Che ne pensa delle misure di sostegno all’economia messe in campo dallo Stato e dalla Provincia?
«Premesso che sono disposizioni che concretamente devono ancora prendere forma e che il Parlamento probabilmente andrà anche a modificare in qualche aspetto, noi per la prima volta in 50 anni abbiamo attivato la procedura di cassa integrazione per i nostri collaboratori. E devo dire che ci ho pensato su: nella nostra storia abbiamo avuto altri periodi in cui ci è mancato il lavoro, da Tangentopoli alle crisi economiche. Ma, forse anche per un motivo di orgoglio aziendale, abbiamo sempre affrontato i nostri impegni coi collaboratori senza gravare sulle casse statali. Ma spegnere i motori di una macchina come questa volta produce un danno che non dipende da noi».
Ci sono altre misure che farebbero comodo alle aziende?
«La sospensione di rate mutui e altri strumenti simili vanno benissimo ma sono palliativi; quello che lo Stato e la Provincia devono sviluppare è una politica industriale nel medio e lungo periodo, che attraverso investimenti agevoli l’occupazione e lo sviluppo delle aziende. La Provincia di Trento, nei limiti della regolamentazione europea e nazionale, dovrebbe privilegiare la aziende del territorio. In passato si facevano delle gare scorporate su invito per piccoli importi, 50-150.000 euro, cui abbiamo partecipato anche noi. Si trattava dei serramenti di una scuola o delle vetrate di una piscina, ad esempio. Ma adesso sono sparite».

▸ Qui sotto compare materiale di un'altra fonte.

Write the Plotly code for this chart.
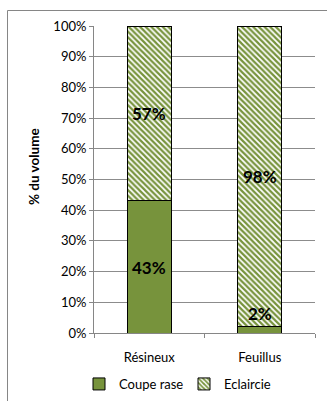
import plotly.graph_objects as go

# Share of harvested volume by cut type
categories = ["Résineux", "Feuillus"]
coupe_rase = [43, 2]
eclaircie = [57, 98]
y_ticks = [0, 10, 20, 30, 40, 50, 60, 70, 80, 90, 100]
y_tick_labels = [f"{v}%" for v in y_ticks]

GREEN = "#77933C"
FONT = "Lato"

W, H = 327, 401
L, R, T, B = 94, 12, 26, 68
pw, ph = W - L - R, H - T - B


def px_x(p):
    return (p - L) / pw


def px_y(p):
    return (H - B - p) / ph


fig = go.Figure()
fig.add_trace(go.Bar(
    name="Coupe rase", x=categories, y=coupe_rase,
    marker=dict(color=GREEN, line=dict(color="#000000", width=1)),
    width=0.4,
))
fig.add_trace(go.Bar(
    name="Eclaircie", x=categories, y=eclaircie,
    marker=dict(color="#FFFFFF", line=dict(color="#000000", width=1),
                pattern=dict(shape="\\", fgcolor=GREEN, bgcolor="#FFFFFF",
                             size=4, solidity=0.55, fillmode="replace")),
    width=0.4,
))

# Value labels centred on each segment; tiny segments get their label just above
annotations = []
for cat, a, b in zip(categories, coupe_rase, eclaircie):
    for base, v in ((0, a), (a, b)):
        if v >= 8:
            annotations.append(dict(x=cat, y=base + v / 2, text=f"<b>{v}%</b>",
                                    showarrow=False, yanchor="middle",
                                    font=dict(family=FONT, size=17, color="#000")))
        else:
            annotations.append(dict(x=cat, y=base + v, text=f"<b>{v}%</b>",
                                    showarrow=False, yanchor="bottom", yshift=1,
                                    font=dict(family=FONT, size=17, color="#000")))

# Vertical axis title
annotations.append(dict(xref="paper", yref="paper", x=px_x(34), y=px_y(167),
                        text="<b>% du volume</b>", textangle=-90, showarrow=False,
                        xanchor="center", yanchor="middle",
                        font=dict(family=FONT, size=13.5, color="#000")))

# Chart-area border (extends past the right and bottom edges)
shapes = [dict(type="rect", xref="paper", yref="paper",
               x0=px_x(7.5), x1=px_x(340), y0=px_y(10.5), y1=px_y(410),
               line=dict(color="#868686", width=1), fillcolor="rgba(0,0,0,0)",
               layer="below")]

fig.update_layout(
    width=W, height=H,
    margin=dict(l=L, r=R, t=T, b=B, pad=0, autoexpand=False),
    barmode="stack",
    paper_bgcolor="#FFFFFF", plot_bgcolor="#FFFFFF",
    font=dict(family=FONT, size=13, color="#000000"),
    showlegend=True,
    legend=dict(orientation="h", x=px_x(79), xanchor="left",
                y=px_y(384), yanchor="middle",
                font=dict(family=FONT, size=13, color="#000"),
                itemwidth=30, entrywidth=60, traceorder="normal",
                bgcolor="rgba(0,0,0,0)"),
    annotations=annotations,
    shapes=shapes,
    bargap=0.6,
)
fig.update_xaxes(
    showgrid=False, showline=True, linecolor="#868686", linewidth=1,
    ticks="outside", ticklen=4, tickcolor="#868686",
    tickson="boundaries", tickfont=dict(family=FONT, size=13),
    ticklabelstandoff=12,
)
fig.update_yaxes(
    range=[0, 100], tickvals=y_ticks, ticktext=y_tick_labels,
    showgrid=True, gridcolor="#8C8C8C", gridwidth=1,
    showline=True, linecolor="#868686", linewidth=1,
    ticks="outside", ticklen=4, tickcolor="#868686",
    tickfont=dict(family=FONT, size=13), zeroline=False,
)

fig.write_html("out.html")
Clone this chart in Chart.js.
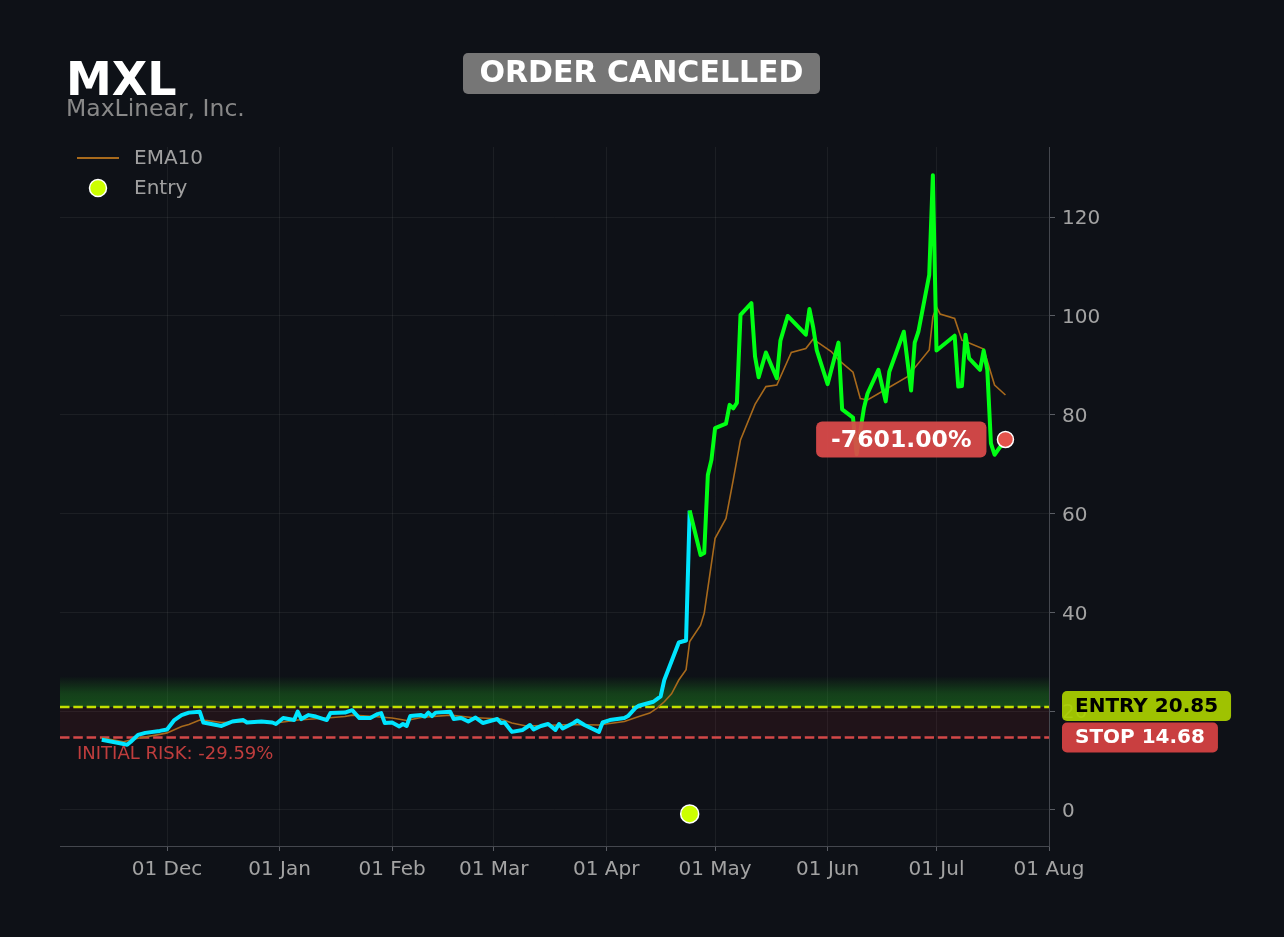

Lei parlava delle difficili prospettive future: il ministro Boccia ha stimato un 70% di aziende che rischia di non riaprire.
«Una percentuale c’è, dipende dal settore: nel turismo credo che la batosta sia e sarà particolarmente forte».
Questa emergenza lascerà un insegnamento alle aziende o la dimenticheremo?
«Noi saldiamo e avevamo un centinaio di mascherine e le abbiamo usate: magari faremo più magazzino, sicuramente ci saranno protocolli di sicurezza nuovi. Ma ci saranno anche altri cambiamenti: lo smart working, che noi già applicavamo, avrà comunque impulso nuovo. Si aprirà all’utilizzo di call e meeting in videoconferenza, cosa che all’estero, dove ho studiato si usa molto e che in Italia fatica a passare e ci sarà una maggiore digitalizzazione delle aziende. Noi stessi scalpitiamo e in questi giorni di calma forzata ci stiamo dedicando proprio a un grosso progetto di digitalizzazione. Ma non sono mancate le aziende».
E chi?
«Non è possibile che a 20 giorni dallo scoppio dell’emergenza in Italia non si possono acquistare mascherine: dovrebbero essere diffuse in tutti i paesi e città. Mi auguro che lo Stato e le Regioni si organizzino per avere strutture che possano convertire la produzione rapidamente».